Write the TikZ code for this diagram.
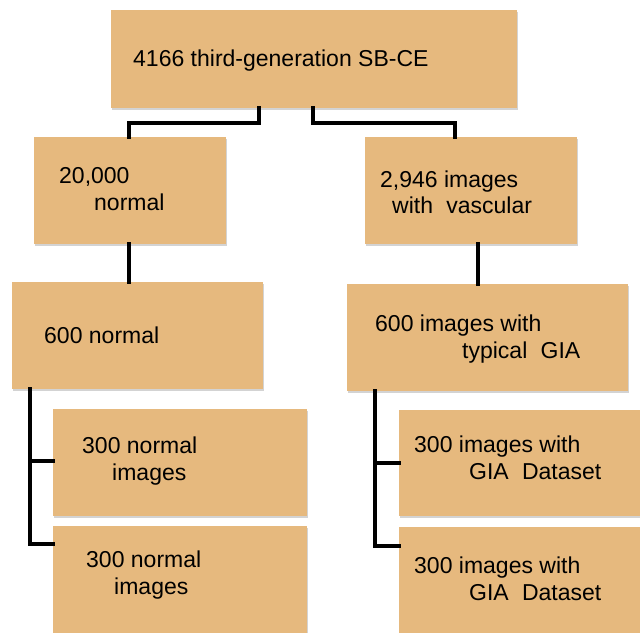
\documentclass[tikz,border=0pt]{standalone}
\usepackage{fontspec}
\setmainfont{Liberation Sans}
\usetikzlibrary{shadows}
\definecolor{boxfill}{RGB}{230,185,126}
\tikzset{
  box/.style={draw=none, fill=boxfill, anchor=north west, inner sep=0pt,
    drop shadow={shadow xshift=1.2pt, shadow yshift=-1.8pt, opacity=0.35, fill=gray}},
  txt/.style={anchor=base west, inner sep=0pt, font=\fontsize{23}{27}\selectfont},
  conn/.style={draw=black, line width=3.6pt, line join=miter, line cap=rect}
}
\begin{document}
\begin{tikzpicture}[x=1pt,y=-1pt]
\useasboundingbox (0,0) rectangle (640,632);
% boxes
\node[box, minimum width=406pt, minimum height=98pt]  (B0) at (111,10) {};
\node[box, minimum width=192pt, minimum height=107pt] (B1) at (34,137) {};
\node[box, minimum width=212pt, minimum height=107pt] (B2) at (365,137) {};
\node[box, minimum width=251pt, minimum height=107pt] (B3) at (12,282) {};
\node[box, minimum width=281pt, minimum height=107pt] (B4) at (347,284) {};
\node[box, minimum width=254pt, minimum height=107pt] (B5) at (53,409) {};
\node[box, minimum width=254pt, minimum height=110pt] (B6) at (53,526) {};
\node[box, minimum width=245pt, minimum height=106pt] (B7) at (399,410) {};
\node[box, minimum width=245pt, minimum height=110pt] (B8) at (399,527) {};
% connector points
\coordinate (c0l) at (259,108);
\coordinate (c0r) at (313,108);
\coordinate (c1t) at (129,137);
\coordinate (c2t) at (455,137);
\coordinate (c1b) at (129,244);
\coordinate (c3t) at (129,282);
\coordinate (c2b) at (478,244);
\coordinate (c4t) at (478,284);
\coordinate (c3b) at (30,389);
\coordinate (c5l) at (53,461);
\coordinate (c6l) at (53,544);
\coordinate (c4b) at (375,391);
\coordinate (c7l) at (399,463);
\coordinate (c8l) at (399,546);
\begin{scope}[line cap=butt]
\draw[conn] (c0l) |- (129,123) -- (c1t);
\draw[conn] (c0r) |- (455,123) -- (c2t);
\draw[conn] (c1b) -- (c3t);
\draw[conn] (c2b) -- (c4t);
\draw[conn] (c3b) |- (c5l);
\draw[conn] (c3b) |- (c6l);
\draw[conn] (c4b) |- (c7l);
\draw[conn] (c4b) |- (c8l);
\end{scope}
% texts
\node[txt] (t0) at (133,66) {4166 third-generation SB-CE};
\node[txt] (t1a) at (59,183) {20,000};
\node[txt] (t1b) at (94,210) {normal};
\node[txt] (t2a) at (380,187) {2,946 images};
\node[txt] (t2b) at (392,213) {with\hspace{0.3em} vascular};
\node[txt] (t3) at (44,343) {600 normal};
\node[txt] (t4a) at (375,331) {600 images with};
\node[txt] (t4b) at (462,358) {typical\hspace{0.3em} GIA};
\node[txt] (t5a) at (82,453) {300 normal};
\node[txt] (t5b) at (112,480) {images};
\node[txt] (t6a) at (86,567) {300 normal};
\node[txt] (t6b) at (114,594) {images};
\node[txt] (t7a) at (414,452) {300 images with};
\node[txt] (t7b) at (469,479) {GIA\hspace{0.3em} Dataset};
\node[txt] (t8a) at (414,573) {300 images with};
\node[txt] (t8b) at (469,600) {GIA\hspace{0.3em} Dataset};
\end{tikzpicture}
\end{document}
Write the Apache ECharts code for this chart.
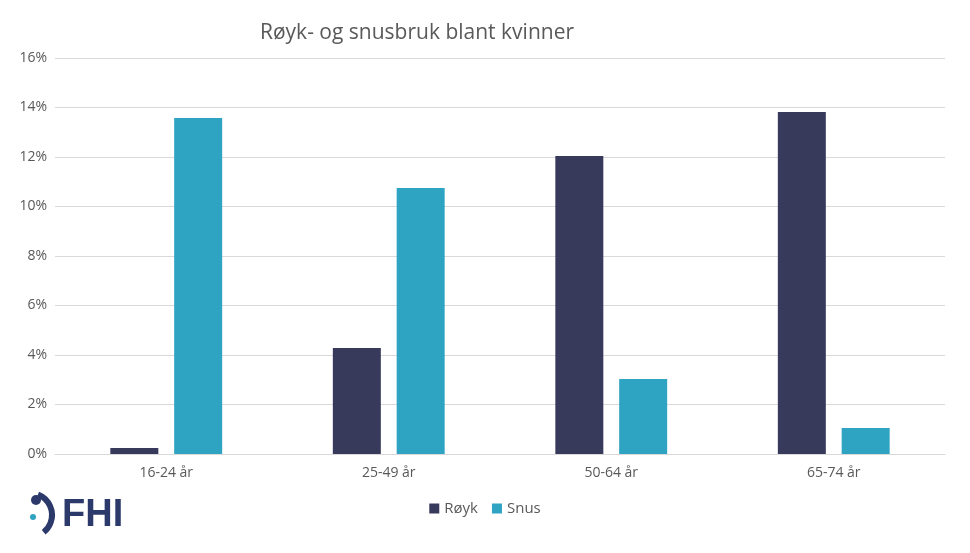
<!DOCTYPE html>
<html><head><meta charset="utf-8">
<script src="https://cdn.jsdelivr.net/npm/echarts@6/dist/echarts.min.js"></script>
<style>html,body{margin:0;padding:0;background:#fff}#c{width:970px;height:553px}</style>
</head><body><div id="c"></div>
<script>
const categories = ['16-24 år','25-49 år','50-64 år','65-74 år'];
const royk = [0.24, 4.28, 12.04, 13.82];
const snus = [13.58, 10.75, 3.03, 1.05];
const chart = echarts.init(document.getElementById('c'));
chart.setOption({
  animation:false,
  textStyle:{fontFamily:'Open Sans, Calibri, sans-serif'},
  title:{text:'Røyk- og snusbruk blant kvinner',left:255,top:18,textStyle:{fontSize:21,fontWeight:'normal',color:'#595959'}},
  legend:{bottom:32,left:'center',icon:'rect',itemWidth:10,itemHeight:10,itemGap:14,textStyle:{fontSize:15,color:'#595959'},data:['Røyk','Snus']},
  grid:{left:55,right:25,top:58,bottom:99,containLabel:false},
  xAxis:{type:'category',data:categories,axisTick:{show:false},axisLine:{lineStyle:{color:'#d9d9d9'}},axisLabel:{fontSize:14,color:'#595959',margin:12}},
  yAxis:{type:'value',min:0,max:16,interval:2,axisLabel:{formatter:'{value}%',fontSize:14,color:'#595959'},splitLine:{lineStyle:{color:'#d9d9d9'}}},
  series:[
    {name:'Røyk',type:'bar',data:royk,itemStyle:{color:'#383A5C'},barWidth:48,barGap:'33%'},
    {name:'Snus',type:'bar',data:snus,itemStyle:{color:'#2EA3C2'},barWidth:48}
  ],
  graphic:[
    {type:'text',left:62,top:497,style:{text:'FHI',fontSize:38,fontWeight:'bold',fill:'#2b3a6b',fontFamily:'Liberation Sans, sans-serif'}},
    {type:'circle',shape:{cx:36,cy:500,r:5},style:{fill:'#2b3a6b'}},
    {type:'arc',shape:{cx:30,cy:515,r:22,startAngle:-1.2,endAngle:0.9},style:{stroke:'#2b3a6b',lineWidth:6,fill:'none'}},
    {type:'circle',shape:{cx:33,cy:517,r:3},style:{fill:'#2EA3C2'}}
  ]
});
</script></body></html>
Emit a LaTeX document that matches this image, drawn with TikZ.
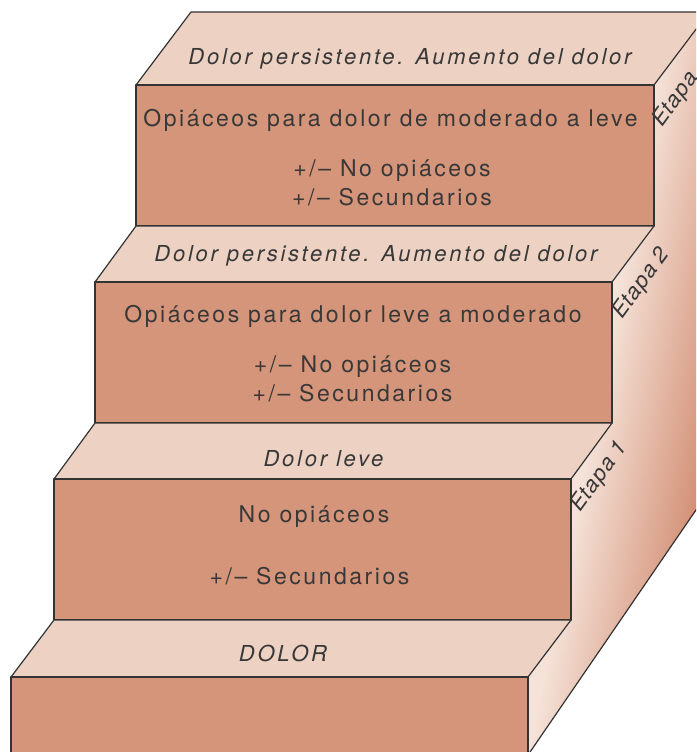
\documentclass[tikz,border=0pt]{standalone}
\usepackage{fontspec}
\setmainfont{TeX Gyre Heros}
\newfontfamily\frontfont[LetterSpace=11]{TeX Gyre Heros}
\newfontfamily\treadfont[LetterSpace=12.5]{TeX Gyre Heros}
\newfontfamily\etapafont[LetterSpace=5]{TeX Gyre Heros}
\definecolor{frontc}{HTML}{D5957A}
\definecolor{topc}{HTML}{EDD1C3}
\definecolor{sideL}{HTML}{F5E3D9}
\definecolor{sideR}{HTML}{CF866A}
\definecolor{linec}{HTML}{333333}
\definecolor{txtc}{HTML}{383838}
\begin{document}
\begin{tikzpicture}[x=1pt,y=-1pt,
  face/.style={draw=linec, line width=1.2pt, line join=round},
  frontface/.style={face, fill=frontc},
  topface/.style={face, fill=topc},
  frontlab/.style={font=\frontfont\fontsize{23}{27}\selectfont, text=txtc, inner sep=0pt, anchor=base},
  treadlab/.style={font=\treadfont\fontsize{22}{26}\selectfont\itshape, text=txtc, inner sep=0pt, anchor=base},
  etapalab/.style={font=\etapafont\fontsize{22}{26}\selectfont\itshape, text=txtc, inner sep=0pt, anchor=base west, rotate=54}]
\useasboundingbox (0,0) rectangle (696,752);
\clip (0,0) rectangle (696,752);

% side face with gradient
\begin{scope}
  \clip (528,800) -- (528,677) -- (571,620) -- (571,479) -- (612,423) -- (612,282)
        -- (654,226) -- (654,85) -- (709,12) -- (709,491) -- (528,755) -- cycle;
  \begin{scope}[transform canvas={rotate around={-10.65:(528,755)}}]
    \fill[sideL] (300,-600) rectangle (529,1600);
    \shade[left color=sideL, right color=sideR] (528,-600) rectangle (662,1600);
    \fill[sideR] (661,-600) rectangle (1000,1600);
  \end{scope}
\end{scope}
\draw[face] (528,755) -- (709,491);

% step 3 (top)
\draw[topface] (136,85) -- (191,12) -- (709,12) -- (654,85) -- cycle;
\draw[frontface] (136,85) rectangle (654,226);
% step 2
\draw[topface] (95,282) -- (136,226) -- (654,226) -- (612,282) -- cycle;
\draw[frontface] (95,282) rectangle (612,423);
% step 1
\draw[topface] (54,479) -- (95,423) -- (612,423) -- (571,479) -- cycle;
\draw[frontface] (54,479) rectangle (571,620);
% step 0
\draw[topface] (11,677) -- (54,620) -- (571,620) -- (528,677) -- cycle;
\draw[frontface] (11,677) rectangle (528,800);

% labels
\node[treadlab] (t3) at (410,65) {Dolor persistente. Aumento del dolor};
\node[frontlab] (f3a) at (390.5,126) {Opiáceos para dolor de moderado a leve};
\node[frontlab] (f3b) at (392,176) {+/– No opiáceos};
\node[frontlab] (f3c) at (392,205) {+/– Secundarios};

\node[treadlab] (t2) at (376,261) {Dolor persistente. Aumento del dolor};
\node[frontlab] (f2a) at (353,322.7) {Opiáceos para dolor leve a moderado};
\node[frontlab] (f2b) at (352.5,372) {+/– No opiáceos};
\node[frontlab] (f2c) at (352.5,401) {+/– Secundarios};

\node[treadlab] (t1) at (323.5,466) {Dolor leve};
\node[frontlab] (f1a) at (314,522) {No opiáceos};
\node[frontlab] (f1b) at (309.5,584) {+/– Secundarios};

\node[treadlab] (t0) at (283,661) {DOLOR};

\node[etapalab] (e3) at (662,128) {Etapa};
\node[etapalab] (e2) at (622,320) {Etapa 2};
\node[etapalab] (e1) at (580,513) {Etapa 1};
\end{tikzpicture}
\end{document}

## Given task
Copy the listing above exactly, but only from the line with "Emit a LaTeX" through the line with "(528,755) -- (709,491);", including those two lines and excluding any picture.

## Solution for this exercise
Emit a LaTeX document that matches this image, drawn with TikZ.
\documentclass[tikz,border=0pt]{standalone}
\usepackage{fontspec}
\setmainfont{TeX Gyre Heros}
\newfontfamily\frontfont[LetterSpace=11]{TeX Gyre Heros}
\newfontfamily\treadfont[LetterSpace=12.5]{TeX Gyre Heros}
\newfontfamily\etapafont[LetterSpace=5]{TeX Gyre Heros}
\definecolor{frontc}{HTML}{D5957A}
\definecolor{topc}{HTML}{EDD1C3}
\definecolor{sideL}{HTML}{F5E3D9}
\definecolor{sideR}{HTML}{CF866A}
\definecolor{linec}{HTML}{333333}
\definecolor{txtc}{HTML}{383838}
\begin{document}
\begin{tikzpicture}[x=1pt,y=-1pt,
  face/.style={draw=linec, line width=1.2pt, line join=round},
  frontface/.style={face, fill=frontc},
  topface/.style={face, fill=topc},
  frontlab/.style={font=\frontfont\fontsize{23}{27}\selectfont, text=txtc, inner sep=0pt, anchor=base},
  treadlab/.style={font=\treadfont\fontsize{22}{26}\selectfont\itshape, text=txtc, inner sep=0pt, anchor=base},
  etapalab/.style={font=\etapafont\fontsize{22}{26}\selectfont\itshape, text=txtc, inner sep=0pt, anchor=base west, rotate=54}]
\useasboundingbox (0,0) rectangle (696,752);
\clip (0,0) rectangle (696,752);

% side face with gradient
\begin{scope}
  \clip (528,800) -- (528,677) -- (571,620) -- (571,479) -- (612,423) -- (612,282)
        -- (654,226) -- (654,85) -- (709,12) -- (709,491) -- (528,755) -- cycle;
  \begin{scope}[transform canvas={rotate around={-10.65:(528,755)}}]
    \fill[sideL] (300,-600) rectangle (529,1600);
    \shade[left color=sideL, right color=sideR] (528,-600) rectangle (662,1600);
    \fill[sideR] (661,-600) rectangle (1000,1600);
  \end{scope}
\end{scope}
\draw[face] (528,755) -- (709,491);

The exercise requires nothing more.